Exercise instructions: Quote the data below in full, minus the images.

--- Begin Source data ---

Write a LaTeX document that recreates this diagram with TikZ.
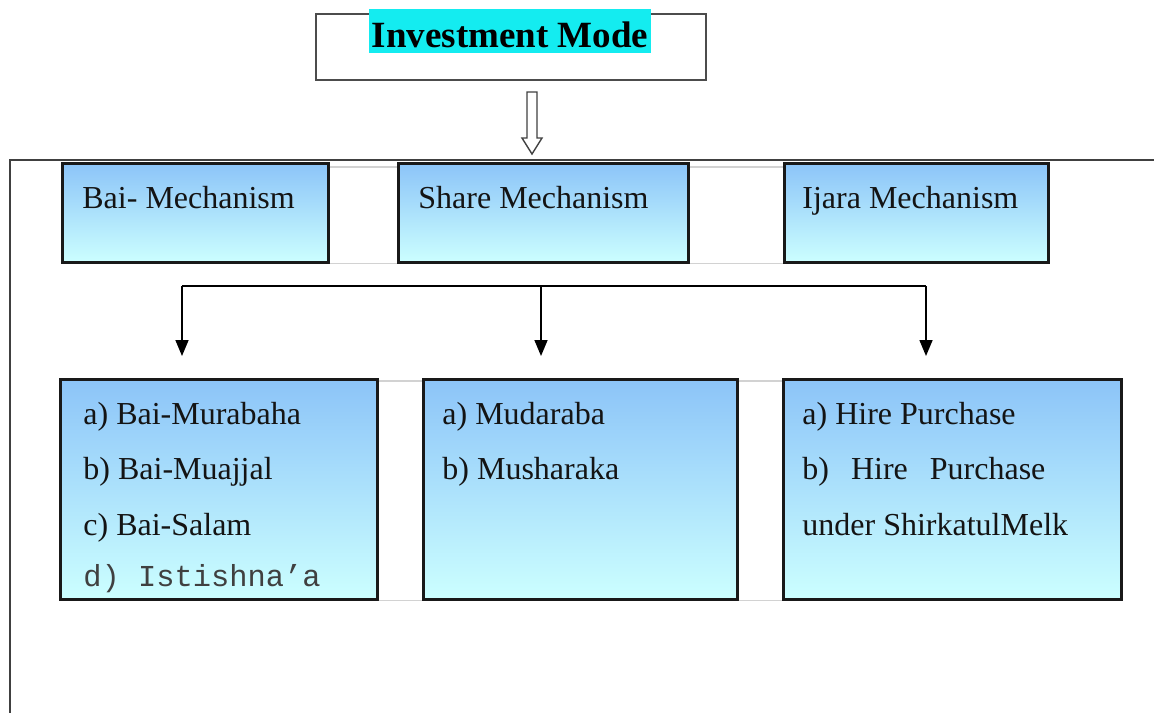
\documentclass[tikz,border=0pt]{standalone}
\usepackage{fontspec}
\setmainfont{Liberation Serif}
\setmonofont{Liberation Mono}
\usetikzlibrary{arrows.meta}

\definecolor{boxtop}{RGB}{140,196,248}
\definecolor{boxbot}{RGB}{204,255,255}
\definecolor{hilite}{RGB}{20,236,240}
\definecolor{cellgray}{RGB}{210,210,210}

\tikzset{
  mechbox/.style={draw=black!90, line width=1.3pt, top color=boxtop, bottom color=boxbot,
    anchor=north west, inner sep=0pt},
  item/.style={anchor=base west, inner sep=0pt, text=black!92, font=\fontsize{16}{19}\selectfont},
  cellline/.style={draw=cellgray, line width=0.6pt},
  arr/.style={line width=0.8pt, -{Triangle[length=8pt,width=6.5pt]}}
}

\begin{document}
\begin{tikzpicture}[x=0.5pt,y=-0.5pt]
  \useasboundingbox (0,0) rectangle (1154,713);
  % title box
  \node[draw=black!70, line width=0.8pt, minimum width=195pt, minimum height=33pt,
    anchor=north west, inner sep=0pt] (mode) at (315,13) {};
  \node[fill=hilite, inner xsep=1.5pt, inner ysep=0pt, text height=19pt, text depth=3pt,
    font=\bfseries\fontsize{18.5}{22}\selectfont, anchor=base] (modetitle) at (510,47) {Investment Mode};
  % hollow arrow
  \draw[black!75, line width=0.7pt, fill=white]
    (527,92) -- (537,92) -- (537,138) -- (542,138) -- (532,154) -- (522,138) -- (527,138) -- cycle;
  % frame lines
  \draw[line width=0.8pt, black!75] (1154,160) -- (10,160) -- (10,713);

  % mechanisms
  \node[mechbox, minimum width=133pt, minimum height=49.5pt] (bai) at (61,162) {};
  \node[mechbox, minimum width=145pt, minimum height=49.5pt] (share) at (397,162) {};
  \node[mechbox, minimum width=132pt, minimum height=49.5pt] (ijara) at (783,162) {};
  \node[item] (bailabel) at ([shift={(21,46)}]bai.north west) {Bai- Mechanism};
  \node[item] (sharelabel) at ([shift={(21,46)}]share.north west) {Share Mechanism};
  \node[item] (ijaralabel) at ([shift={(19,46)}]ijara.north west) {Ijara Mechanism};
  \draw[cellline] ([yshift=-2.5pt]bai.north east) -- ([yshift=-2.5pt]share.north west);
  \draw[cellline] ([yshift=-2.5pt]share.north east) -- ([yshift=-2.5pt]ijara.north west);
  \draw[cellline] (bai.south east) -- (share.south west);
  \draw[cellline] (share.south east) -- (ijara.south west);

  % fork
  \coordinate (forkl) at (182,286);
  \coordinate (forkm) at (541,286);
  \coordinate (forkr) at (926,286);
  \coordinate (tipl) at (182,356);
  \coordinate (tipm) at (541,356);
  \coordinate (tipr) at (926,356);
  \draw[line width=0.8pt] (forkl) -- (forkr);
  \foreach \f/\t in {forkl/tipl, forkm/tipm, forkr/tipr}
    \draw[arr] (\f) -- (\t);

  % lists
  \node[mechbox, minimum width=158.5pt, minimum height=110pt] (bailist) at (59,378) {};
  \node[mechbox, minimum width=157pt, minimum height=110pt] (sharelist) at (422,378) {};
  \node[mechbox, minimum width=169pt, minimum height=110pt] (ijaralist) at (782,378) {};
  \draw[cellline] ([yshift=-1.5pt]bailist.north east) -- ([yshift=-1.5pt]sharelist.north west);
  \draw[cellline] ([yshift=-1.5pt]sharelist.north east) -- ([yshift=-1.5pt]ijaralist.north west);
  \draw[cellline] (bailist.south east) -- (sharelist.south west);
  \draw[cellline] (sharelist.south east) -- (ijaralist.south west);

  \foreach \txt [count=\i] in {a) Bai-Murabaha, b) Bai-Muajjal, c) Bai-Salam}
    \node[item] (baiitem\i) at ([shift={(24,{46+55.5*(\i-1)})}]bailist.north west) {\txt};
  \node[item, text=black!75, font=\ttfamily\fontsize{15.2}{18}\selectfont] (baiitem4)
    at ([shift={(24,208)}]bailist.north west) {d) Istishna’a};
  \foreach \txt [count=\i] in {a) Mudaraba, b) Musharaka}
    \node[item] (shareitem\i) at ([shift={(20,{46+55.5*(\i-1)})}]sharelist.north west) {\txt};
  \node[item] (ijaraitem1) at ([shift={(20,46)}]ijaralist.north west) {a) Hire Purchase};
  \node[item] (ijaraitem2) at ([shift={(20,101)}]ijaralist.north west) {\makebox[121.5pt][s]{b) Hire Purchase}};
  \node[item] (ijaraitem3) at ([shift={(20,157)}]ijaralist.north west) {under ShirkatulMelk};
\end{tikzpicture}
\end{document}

--- End Source data ---

Answer to the exercise:
Write a LaTeX document that recreates this diagram with TikZ.
\documentclass[tikz,border=0pt]{standalone}
\usepackage{fontspec}
\setmainfont{Liberation Serif}
\setmonofont{Liberation Mono}
\usetikzlibrary{arrows.meta}

\definecolor{boxtop}{RGB}{140,196,248}
\definecolor{boxbot}{RGB}{204,255,255}
\definecolor{hilite}{RGB}{20,236,240}
\definecolor{cellgray}{RGB}{210,210,210}

\tikzset{
  mechbox/.style={draw=black!90, line width=1.3pt, top color=boxtop, bottom color=boxbot,
    anchor=north west, inner sep=0pt},
  item/.style={anchor=base west, inner sep=0pt, text=black!92, font=\fontsize{16}{19}\selectfont},
  cellline/.style={draw=cellgray, line width=0.6pt},
  arr/.style={line width=0.8pt, -{Triangle[length=8pt,width=6.5pt]}}
}

\begin{document}
\begin{tikzpicture}[x=0.5pt,y=-0.5pt]
  \useasboundingbox (0,0) rectangle (1154,713);
  % title box
  \node[draw=black!70, line width=0.8pt, minimum width=195pt, minimum height=33pt,
    anchor=north west, inner sep=0pt] (mode) at (315,13) {};
  \node[fill=hilite, inner xsep=1.5pt, inner ysep=0pt, text height=19pt, text depth=3pt,
    font=\bfseries\fontsize{18.5}{22}\selectfont, anchor=base] (modetitle) at (510,47) {Investment Mode};
  % hollow arrow
  \draw[black!75, line width=0.7pt, fill=white]
    (527,92) -- (537,92) -- (537,138) -- (542,138) -- (532,154) -- (522,138) -- (527,138) -- cycle;
  % frame lines
  \draw[line width=0.8pt, black!75] (1154,160) -- (10,160) -- (10,713);

  % mechanisms
  \node[mechbox, minimum width=133pt, minimum height=49.5pt] (bai) at (61,162) {};
  \node[mechbox, minimum width=145pt, minimum height=49.5pt] (share) at (397,162) {};
  \node[mechbox, minimum width=132pt, minimum height=49.5pt] (ijara) at (783,162) {};
  \node[item] (bailabel) at ([shift={(21,46)}]bai.north west) {Bai- Mechanism};
  \node[item] (sharelabel) at ([shift={(21,46)}]share.north west) {Share Mechanism};
  \node[item] (ijaralabel) at ([shift={(19,46)}]ijara.north west) {Ijara Mechanism};
  \draw[cellline] ([yshift=-2.5pt]bai.north east) -- ([yshift=-2.5pt]share.north west);
  \draw[cellline] ([yshift=-2.5pt]share.north east) -- ([yshift=-2.5pt]ijara.north west);
  \draw[cellline] (bai.south east) -- (share.south west);
  \draw[cellline] (share.south east) -- (ijara.south west);

  % fork
  \coordinate (forkl) at (182,286);
  \coordinate (forkm) at (541,286);
  \coordinate (forkr) at (926,286);
  \coordinate (tipl) at (182,356);
  \coordinate (tipm) at (541,356);
  \coordinate (tipr) at (926,356);
  \draw[line width=0.8pt] (forkl) -- (forkr);
  \foreach \f/\t in {forkl/tipl, forkm/tipm, forkr/tipr}
    \draw[arr] (\f) -- (\t);

  % lists
  \node[mechbox, minimum width=158.5pt, minimum height=110pt] (bailist) at (59,378) {};
  \node[mechbox, minimum width=157pt, minimum height=110pt] (sharelist) at (422,378) {};
  \node[mechbox, minimum width=169pt, minimum height=110pt] (ijaralist) at (782,378) {};
  \draw[cellline] ([yshift=-1.5pt]bailist.north east) -- ([yshift=-1.5pt]sharelist.north west);
  \draw[cellline] ([yshift=-1.5pt]sharelist.north east) -- ([yshift=-1.5pt]ijaralist.north west);
  \draw[cellline] (bailist.south east) -- (sharelist.south west);
  \draw[cellline] (sharelist.south east) -- (ijaralist.south west);

  \foreach \txt [count=\i] in {a) Bai-Murabaha, b) Bai-Muajjal, c) Bai-Salam}
    \node[item] (baiitem\i) at ([shift={(24,{46+55.5*(\i-1)})}]bailist.north west) {\txt};
  \node[item, text=black!75, font=\ttfamily\fontsize{15.2}{18}\selectfont] (baiitem4)
    at ([shift={(24,208)}]bailist.north west) {d) Istishna’a};
  \foreach \txt [count=\i] in {a) Mudaraba, b) Musharaka}
    \node[item] (shareitem\i) at ([shift={(20,{46+55.5*(\i-1)})}]sharelist.north west) {\txt};
  \node[item] (ijaraitem1) at ([shift={(20,46)}]ijaralist.north west) {a) Hire Purchase};
  \node[item] (ijaraitem2) at ([shift={(20,101)}]ijaralist.north west) {\makebox[121.5pt][s]{b) Hire Purchase}};
  \node[item] (ijaraitem3) at ([shift={(20,157)}]ijaralist.north west) {under ShirkatulMelk};
\end{tikzpicture}
\end{document}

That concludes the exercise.